The Value Of Human Communication
While Buffett’s advice sounds obvious, its value has skyrocketed in the AI era.
AI can generate business plans, write marketing copy, analyze spreadsheets, summarize research, and even produce software code in seconds. What it can’t do is earn trust, inspire commitment, navigate conflict, or make another human feel understood.
That’s why communication has become a force multiplier. The leaders who will thrive over the next decade won’t necessarily be the ones with the best prompts. They’ll be the ones who can translate complexity into clarity, rally people around a vision, ask thoughtful questions, and build relationships that AI simply can’t replicate.
In fact, communication has evolved from being a “soft skill” into a strategic business skill. Every entrepreneur eventually discovers that customers don’t buy products—they buy confidence. Investors don’t fund ideas—they fund founders they believe can execute. Employees don’t stay because of perks alone—they stay because they trust the people leading them.
Buffett understood this long before generative AI arrived.
When he says your results in life will be “magnified” by learning to communicate, he’s describing, in classic Buffett fashion, a principle that compounds over time. Every conversation, presentation, sales pitch, interview, difficult feedback session, podcast appearance, or keynote becomes an opportunity to create influence—or lose it.
So what does exceptional communication look like today? Here are three habits that separate leaders people choose to follow.
1. Replace Assumptions With Curiosity
The fastest way to derail communication is to assume you already know what someone thinks or why they acted a certain way.
Curiosity changes the conversation. Instead of preparing your rebuttal, ask another question. Instead of defending your position, seek to understand theirs. Research consistently shows that people who demonstrate genuine curiosity build stronger relationships, collaborate more effectively, and are viewed as more trustworthy.
Before jumping to conclusions, ask yourself:
- What information am I missing?
- Am I trying to be right, or am I trying to understand?
Those two questions alone can prevent countless misunderstandings.
2. Make Feedback An Everyday Conversation
The strongest leaders don’t save feedback for performance reviews. They offer it consistently, specifically, and with the person’s success in mind.
What’s the end goal here? It’s clarity. People want to know what’s working, where they can improve, and how to move forward. Clarity builds confidence because it removes uncertainty.
The best feedback answers three questions:
- What should I keep doing?
- What should I change?
- Why does it matter?
3. Listen To Understand, Not To Respond
With all the notifications and daily distractions we face, attention and active listening are among the rarest gifts you can give another person.
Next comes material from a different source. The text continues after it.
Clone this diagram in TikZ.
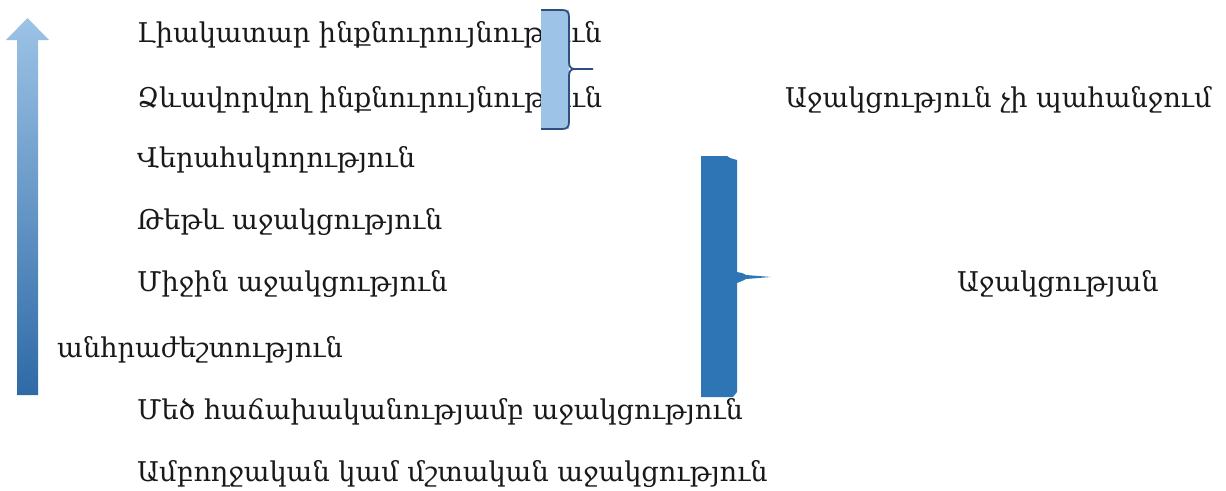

Active listening means resisting the urge to formulate your response while someone else is still speaking. It means putting away your phone, asking follow-up questions, and reflecting back what you’ve heard before offering advice.
People rarely remember every word you said. They almost always remember how you made them feel. Feeling heard is one of the fastest ways to build trust
Buffett earned his Dale Carnegie certificate more than 70 years ago, but the principle behind it has never been more timely. Technology will continue to transform how we work. It won’t change what people need from the leaders they trust.
If anything, the more AI fills our screens, the more valuable authentic human communication becomes.